Some of these former governors, who were unable to tackle insecurity in their states, are quick to regale the public with several tales behind their embarrassing failures; President Tinubu should treat them with utter contempt and disdain. If they failed in the past to perform as governors, there is no assurance that they will act differently in the future by providing renewed hope for the citizens of a nation that is being threatened.
The past eight years have been horror-ridden for our traumatised citizens. Apart from the massacre of over 60,000 people across various parts of our nation, particularly Zamfara, Plateau, Kaduna, Benue, Katsina and Niger, among others, the subtle use of religion to compromise our collective unity became institutionalised.
What Nigeria needs now is the recruitment of our best technocrats and experts to assist the new government tackle security and developmental challenges that have festered for many years.
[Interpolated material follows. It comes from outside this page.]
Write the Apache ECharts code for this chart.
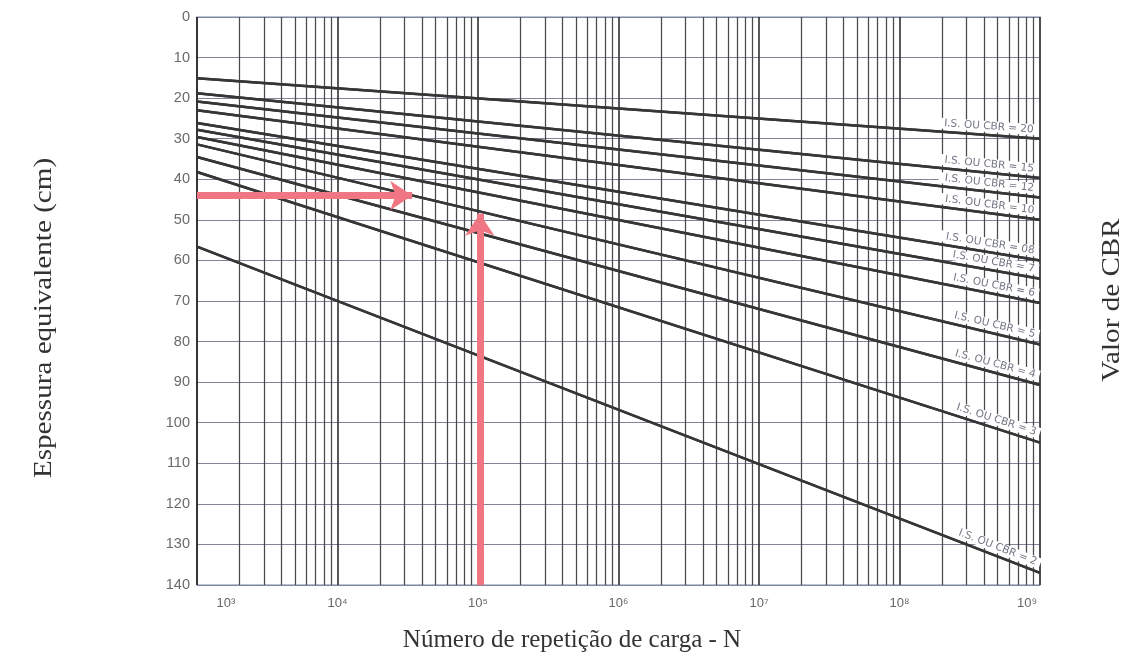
<!DOCTYPE html>
<html>
<head>
<meta charset="utf-8">
<script src="https://cdn.jsdelivr.net/npm/echarts@6/dist/echarts.min.js"></script>
<style>
html,body{margin:0;padding:0;background:#fff;}
#chart{width:1148px;height:663px;}
</style>
</head>
<body>
<div id="chart"></div>
<script>
// ---- data ----
const cbrLabels   = ['20', '15', '12', '10', '08', '7', '6', '5', '4', '3', '2'];
const nStart      = 1e3;   // left end of every line (N)
const nEnd        = 1e9;   // right end of every line (N)
const hAtStart    = [15.1, 18.8, 20.8, 23.0, 26.1, 27.8, 29.6, 31.4, 34.5, 38.2, 56.6]; // cm at N = 10^3
const hAtEnd      = [30.0, 39.7, 44.5, 50.0, 60.0, 64.5, 70.5, 80.7, 90.7, 104.9, 137.0]; // cm at N = 10^9
const decadeTicks = [1e3, 1e4, 1e5, 1e6, 1e7, 1e8, 1e9];
const minorSteps  = [2, 3, 4, 5, 6, 7, 8, 9];
const yTicks      = [0, 10, 20, 30, 40, 50, 60, 70, 80, 90, 100, 110, 120, 130, 140];
// example arrows
const arrowH = { fromN: 1e3, toN: 3.4e4, h: 44 };
const arrowV = { n: 1.03e5, fromH: 140, toH: 48.5 };

const sup = {3:'\u00B3',4:'\u2074',5:'\u2075',6:'\u2076',7:'\u2077',8:'\u2078',9:'\u2079'};
const SANS = 'Liberation Sans, Arial, sans-serif';
const WIDE = 'DejaVu Sans, Verdana, sans-serif';
const SERIF = 'Liberation Serif, Times New Roman, serif';

const minorLines = [];
for (let d = 0; d < decadeTicks.length - 1; d++) {
  minorSteps.forEach(k => minorLines.push({ xAxis: k * decadeTicks[d] }));
}

const series = [];
series.push({
  type: 'line', data: [], silent: true, z: 1,
  markLine: {
    silent: true, symbol: 'none', animation: false,
    label: { show: false },
    lineStyle: { color: '#4a4a4a', width: 1.25, type: 'solid' },
    data: minorLines
  }
});

cbrLabels.forEach((lab, i) => {
  series.push({
    name: 'CBR ' + lab,
    type: 'line',
    data: [[nStart, hAtStart[i]], [nEnd, hAtEnd[i]]],
    showSymbol: false, silent: true, z: 3,
    lineStyle: { color: '#363636', width: 2.5 },
    markLine: {
      silent: true, symbol: 'none', animation: false,
      lineStyle: { color: '#363636', width: 2.5, type: 'solid' },
      label: {
        show: true, position: 'insideEndTop', distance: 3,
        formatter: 'I.S. OU CBR = ' + lab,
        color: '#737684', fontSize: 10.5, fontFamily: WIDE,
        backgroundColor: '#ffffff', padding: [0, 4, 0, 6]
      },
      data: [[{ coord: [nStart, hAtStart[i]] }, { coord: [nEnd, hAtEnd[i]] }]]
    }
  });
});

series.push({
  type: 'line', data: [], silent: true, z: 10,
  markLine: {
    silent: true, animation: false, z: 10,
    symbol: ['none', 'arrow'], symbolSize: 22,
    label: { show: false },
    lineStyle: { color: '#f07684', width: 7, type: 'solid', opacity: 1 },
    data: [
      [{ coord: [arrowH.fromN, arrowH.h] }, { coord: [arrowH.toN, arrowH.h] }],
      [{ coord: [arrowV.n, arrowV.fromH] }, { coord: [arrowV.n, arrowV.toH] }]
    ]
  }
});

const chart = echarts.init(document.getElementById('chart'), null, { renderer: 'canvas' });
chart.setOption({
  animation: false,
  backgroundColor: '#ffffff',
  grid: {
    left: 197, right: 108, top: 17, bottom: 78,
    show: true, borderColor: '#a7b0c6', borderWidth: 1.5, backgroundColor: 'transparent'
  },
  xAxis: {
    type: 'log', logBase: 10, min: nStart, max: nEnd,
    axisLine: { show: false }, axisTick: { show: false },
    splitLine: { show: true, lineStyle: { color: '#303030', width: 1.6 } },
    axisLabel: {
      color: '#666666', fontSize: 13, fontFamily: SANS, margin: 12,
      showMinLabel: true, showMaxLabel: true,
      formatter: function (v) {
        const e = Math.round(Math.log10(v));
        const t = '10' + sup[e];
        if (e === 3) return '{first|' + t + '}';
        if (e === 9) return '{last|' + t + '}';
        return t;
      },
      rich: {
        first: { padding: [0, 0, 0, 58], color: '#666666', fontSize: 13, fontFamily: SANS },
        last:  { padding: [0, 26, 0, 0], color: '#666666', fontSize: 13, fontFamily: SANS }
      }
    }
  },
  yAxis: {
    type: 'value', inverse: true, min: yTicks[0], max: yTicks[yTicks.length - 1], interval: 10,
    axisLine: { show: false }, axisTick: { show: false },
    splitLine: { show: true, lineStyle: { color: '#7f8596', width: 1.2 } },
    axisLabel: { color: '#6a6a6a', fontSize: 14.5, fontFamily: SANS, margin: 7 }
  },
  graphic: [
    { type: 'text', silent: true, rotation: Math.PI / 2, scaleX: 1.12,
      style: { text: 'Espessura equivalente (cm)', font: '26px ' + SERIF, fill: '#333',
               textAlign: 'center', textVerticalAlign: 'middle' },
      position: [44, 318] },
    { type: 'text', silent: true,
      style: { text: 'Número de repetição de carga - N', font: '25px ' + SERIF, fill: '#333',
               textAlign: 'center', textVerticalAlign: 'middle' },
      position: [572, 640] },
    { type: 'text', silent: true, rotation: Math.PI / 2, scaleX: 1.12,
      style: { text: 'Valor de CBR', font: '26px ' + SERIF, fill: '#333',
               textAlign: 'center', textVerticalAlign: 'middle' },
      position: [1112, 300] }
  ],
  series: series
});
</script>
</body>
</html>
President Tinubu should only appoint patriotic politicians who possess competence and not to recycle old faces that see public office as their birthrights in order to brighten their chances ahead of the next polls.
It is obvious that some of these former state executives and other professional politicians, who see politics as self-serving, have constituted themselves into an albatross. Appointing some of these governors is akin to giving them another opportunity to continue undermining the country and creating a platform for their survival. While serving as governors, they forgot where they were coming from as they violated valid judgements of the courts to punish and dehumanise the Nigerian people.
Democracy is globally recognised as the popular form of government that seeks the overall good above personal interest. In Nigeria, the government of the ballot has become the triumph of greedy politicians whose only objective is to perpetually dominate the political space for themselves and their cronies. The only way to save our democracy from the stranglehold of these political power-seekers is for President Tinubu to deny them and their Men Friday another opportunity to concretise their hold on power.